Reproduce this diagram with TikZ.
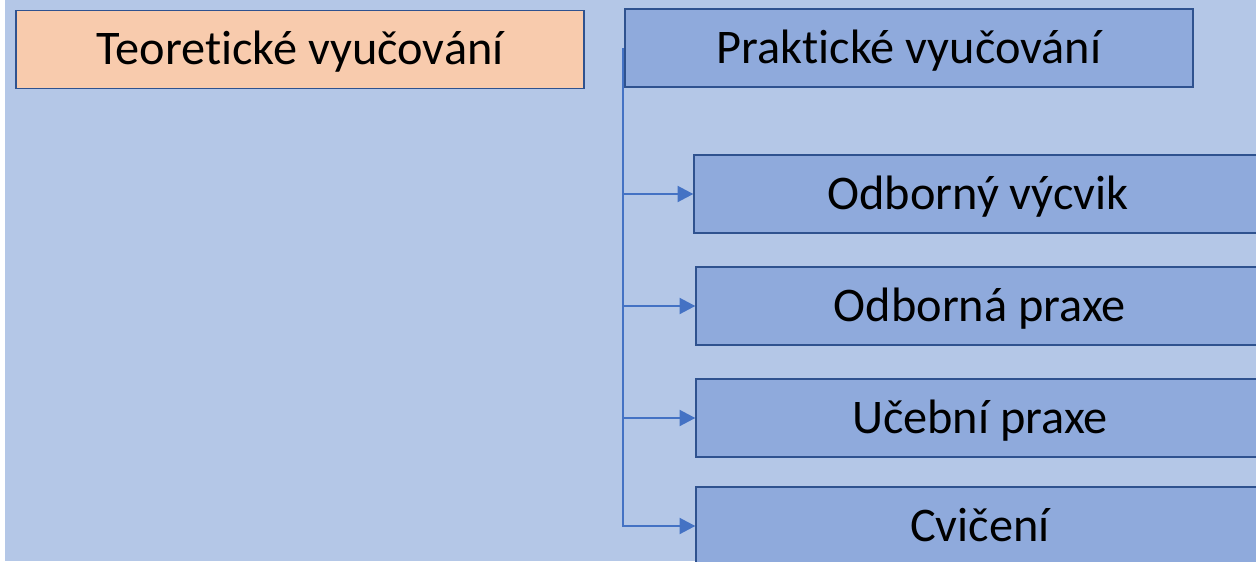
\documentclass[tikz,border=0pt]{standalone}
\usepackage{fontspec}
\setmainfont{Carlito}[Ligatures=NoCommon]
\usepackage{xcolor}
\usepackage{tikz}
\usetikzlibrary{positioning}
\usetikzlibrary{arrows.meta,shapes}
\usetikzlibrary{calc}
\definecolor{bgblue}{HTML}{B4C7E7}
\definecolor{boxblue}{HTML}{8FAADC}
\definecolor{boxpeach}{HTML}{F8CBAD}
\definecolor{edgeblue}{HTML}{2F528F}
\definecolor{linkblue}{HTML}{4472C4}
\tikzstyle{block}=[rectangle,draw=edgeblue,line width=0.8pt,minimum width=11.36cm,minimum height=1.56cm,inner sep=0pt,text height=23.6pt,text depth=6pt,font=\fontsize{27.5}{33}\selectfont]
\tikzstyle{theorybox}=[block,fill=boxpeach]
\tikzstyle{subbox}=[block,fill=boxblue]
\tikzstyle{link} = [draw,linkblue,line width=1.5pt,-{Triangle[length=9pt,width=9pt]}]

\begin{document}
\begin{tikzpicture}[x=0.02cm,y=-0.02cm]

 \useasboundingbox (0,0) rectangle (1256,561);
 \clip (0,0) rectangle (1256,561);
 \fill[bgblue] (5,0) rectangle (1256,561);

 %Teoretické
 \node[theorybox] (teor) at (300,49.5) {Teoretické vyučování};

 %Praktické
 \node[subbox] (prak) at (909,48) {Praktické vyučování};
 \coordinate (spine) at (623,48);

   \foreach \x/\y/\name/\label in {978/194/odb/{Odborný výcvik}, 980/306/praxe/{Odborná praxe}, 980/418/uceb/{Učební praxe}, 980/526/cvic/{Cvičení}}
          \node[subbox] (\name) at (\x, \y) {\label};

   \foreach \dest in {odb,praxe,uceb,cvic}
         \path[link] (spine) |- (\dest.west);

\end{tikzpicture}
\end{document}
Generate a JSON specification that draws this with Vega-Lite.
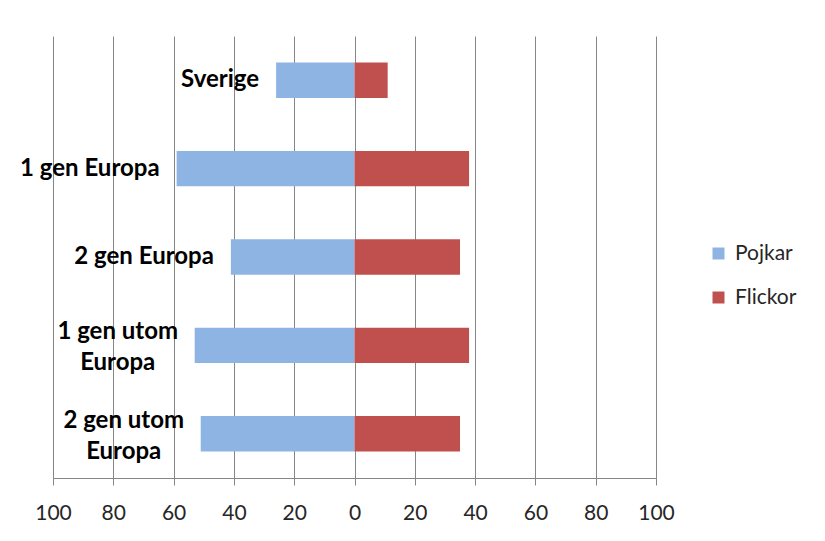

Short task | Print all of the entries word for word. Omit the pictures they contain.

Answer to the problem |
Reproduce this diagram with TikZ.
\documentclass[tikz,border=0pt]{standalone}
\usepackage{fontspec}
\setmainfont{Carlito}[Ligatures=NoCommon]
\usepackage{xcolor}
\usepackage{tikz}
\usetikzlibrary{positioning}
\usetikzlibrary{arrows.meta,shapes}
\usetikzlibrary{calc}
\definecolor{bgblue}{HTML}{B4C7E7}
\definecolor{boxblue}{HTML}{8FAADC}
\definecolor{boxpeach}{HTML}{F8CBAD}
\definecolor{edgeblue}{HTML}{2F528F}
\definecolor{linkblue}{HTML}{4472C4}
\tikzstyle{block}=[rectangle,draw=edgeblue,line width=0.8pt,minimum width=11.36cm,minimum height=1.56cm,inner sep=0pt,text height=23.6pt,text depth=6pt,font=\fontsize{27.5}{33}\selectfont]
\tikzstyle{theorybox}=[block,fill=boxpeach]
\tikzstyle{subbox}=[block,fill=boxblue]
\tikzstyle{link} = [draw,linkblue,line width=1.5pt,-{Triangle[length=9pt,width=9pt]}]

\begin{document}
\begin{tikzpicture}[x=0.02cm,y=-0.02cm]

 \useasboundingbox (0,0) rectangle (1256,561);
 \clip (0,0) rectangle (1256,561);
 \fill[bgblue] (5,0) rectangle (1256,561);

 %Teoretické
 \node[theorybox] (teor) at (300,49.5) {Teoretické vyučování};

 %Praktické
 \node[subbox] (prak) at (909,48) {Praktické vyučování};
 \coordinate (spine) at (623,48);

   \foreach \x/\y/\name/\label in {978/194/odb/{Odborný výcvik}, 980/306/praxe/{Odborná praxe}, 980/418/uceb/{Učební praxe}, 980/526/cvic/{Cvičení}}
          \node[subbox] (\name) at (\x, \y) {\label};

   \foreach \dest in {odb,praxe,uceb,cvic}
         \path[link] (spine) |- (\dest.west);

\end{tikzpicture}
\end{document}
Generate a JSON specification that draws this with Vega-Lite.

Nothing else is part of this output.